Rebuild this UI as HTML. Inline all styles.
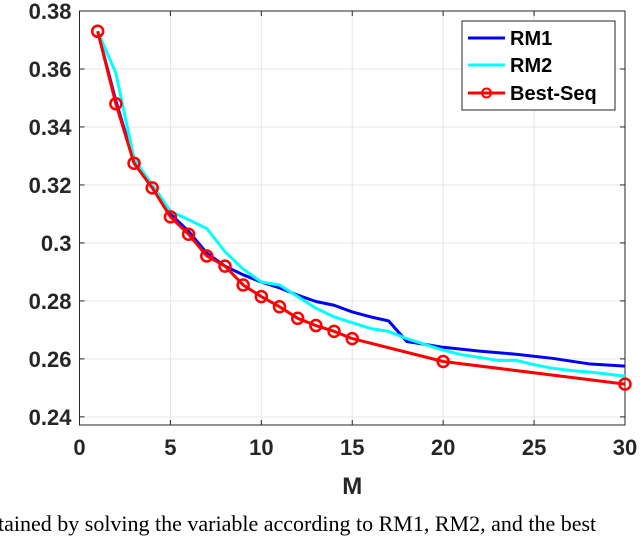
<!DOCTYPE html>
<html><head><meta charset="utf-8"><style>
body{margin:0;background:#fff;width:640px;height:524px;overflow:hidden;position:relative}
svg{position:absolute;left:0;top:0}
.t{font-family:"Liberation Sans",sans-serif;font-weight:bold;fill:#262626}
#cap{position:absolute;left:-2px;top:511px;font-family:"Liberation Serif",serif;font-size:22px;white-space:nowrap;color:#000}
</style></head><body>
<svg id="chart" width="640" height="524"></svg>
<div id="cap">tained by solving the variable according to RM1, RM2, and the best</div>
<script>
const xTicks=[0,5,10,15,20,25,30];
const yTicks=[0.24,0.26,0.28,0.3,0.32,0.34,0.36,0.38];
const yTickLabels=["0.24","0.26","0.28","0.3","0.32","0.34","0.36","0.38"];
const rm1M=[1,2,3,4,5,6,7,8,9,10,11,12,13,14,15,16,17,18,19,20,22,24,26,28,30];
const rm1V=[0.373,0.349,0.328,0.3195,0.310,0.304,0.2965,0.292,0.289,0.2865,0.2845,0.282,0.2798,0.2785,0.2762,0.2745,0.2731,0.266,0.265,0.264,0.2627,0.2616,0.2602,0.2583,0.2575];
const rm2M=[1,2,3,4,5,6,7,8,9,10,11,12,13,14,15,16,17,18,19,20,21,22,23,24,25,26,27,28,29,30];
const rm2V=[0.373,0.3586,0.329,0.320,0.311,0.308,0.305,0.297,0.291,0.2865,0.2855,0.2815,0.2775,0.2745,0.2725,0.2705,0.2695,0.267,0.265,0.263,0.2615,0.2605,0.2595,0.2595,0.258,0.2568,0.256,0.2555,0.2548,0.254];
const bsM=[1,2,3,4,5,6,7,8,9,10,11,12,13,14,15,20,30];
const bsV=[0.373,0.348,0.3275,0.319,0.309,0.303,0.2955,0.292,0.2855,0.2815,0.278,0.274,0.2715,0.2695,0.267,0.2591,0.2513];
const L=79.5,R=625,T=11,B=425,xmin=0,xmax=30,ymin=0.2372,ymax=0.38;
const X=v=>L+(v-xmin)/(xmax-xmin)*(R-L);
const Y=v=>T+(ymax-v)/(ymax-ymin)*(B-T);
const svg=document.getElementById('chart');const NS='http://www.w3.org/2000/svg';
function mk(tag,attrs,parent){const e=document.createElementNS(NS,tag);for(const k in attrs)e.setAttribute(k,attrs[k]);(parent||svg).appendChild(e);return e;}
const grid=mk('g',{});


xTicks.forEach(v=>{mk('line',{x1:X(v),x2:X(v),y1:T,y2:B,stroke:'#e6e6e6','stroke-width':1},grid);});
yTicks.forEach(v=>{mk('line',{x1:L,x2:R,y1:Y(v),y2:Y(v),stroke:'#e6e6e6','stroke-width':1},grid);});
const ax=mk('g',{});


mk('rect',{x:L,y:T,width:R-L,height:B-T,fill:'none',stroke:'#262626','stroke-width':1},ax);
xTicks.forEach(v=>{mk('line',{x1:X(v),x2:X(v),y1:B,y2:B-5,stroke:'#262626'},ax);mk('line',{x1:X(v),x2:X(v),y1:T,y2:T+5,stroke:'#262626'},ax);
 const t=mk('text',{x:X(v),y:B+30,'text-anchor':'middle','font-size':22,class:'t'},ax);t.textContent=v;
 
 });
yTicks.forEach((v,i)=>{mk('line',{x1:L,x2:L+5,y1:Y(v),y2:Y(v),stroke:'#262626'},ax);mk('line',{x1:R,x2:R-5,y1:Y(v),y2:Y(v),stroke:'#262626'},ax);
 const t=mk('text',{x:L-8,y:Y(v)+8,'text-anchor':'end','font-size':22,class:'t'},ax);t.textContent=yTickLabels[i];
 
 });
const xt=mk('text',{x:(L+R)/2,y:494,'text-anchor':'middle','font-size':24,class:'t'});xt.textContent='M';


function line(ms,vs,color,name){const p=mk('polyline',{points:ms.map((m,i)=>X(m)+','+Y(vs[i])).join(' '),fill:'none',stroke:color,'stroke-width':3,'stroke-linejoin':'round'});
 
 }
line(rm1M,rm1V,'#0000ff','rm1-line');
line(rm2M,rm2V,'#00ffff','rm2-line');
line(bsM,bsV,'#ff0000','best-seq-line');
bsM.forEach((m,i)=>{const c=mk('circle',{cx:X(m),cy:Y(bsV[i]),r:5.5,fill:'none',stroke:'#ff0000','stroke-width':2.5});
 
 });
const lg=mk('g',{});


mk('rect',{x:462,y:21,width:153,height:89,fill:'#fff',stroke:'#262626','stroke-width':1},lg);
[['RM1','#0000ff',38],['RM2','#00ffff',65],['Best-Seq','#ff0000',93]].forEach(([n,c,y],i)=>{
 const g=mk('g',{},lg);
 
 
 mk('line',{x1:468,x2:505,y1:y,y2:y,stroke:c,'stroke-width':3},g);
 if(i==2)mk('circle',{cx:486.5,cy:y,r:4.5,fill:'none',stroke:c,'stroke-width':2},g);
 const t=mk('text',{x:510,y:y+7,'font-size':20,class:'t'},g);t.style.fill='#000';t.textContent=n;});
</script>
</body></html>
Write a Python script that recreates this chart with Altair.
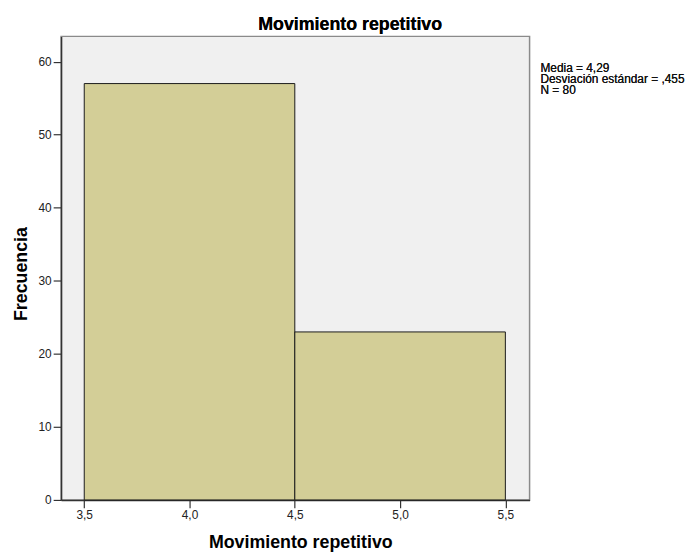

▶ **WHAT THE TASK REQUIRES**
State how many lines in the records above contain the word "script", and give only that number.

▶ **OUTPUT FOR THIS EXERCISE**
3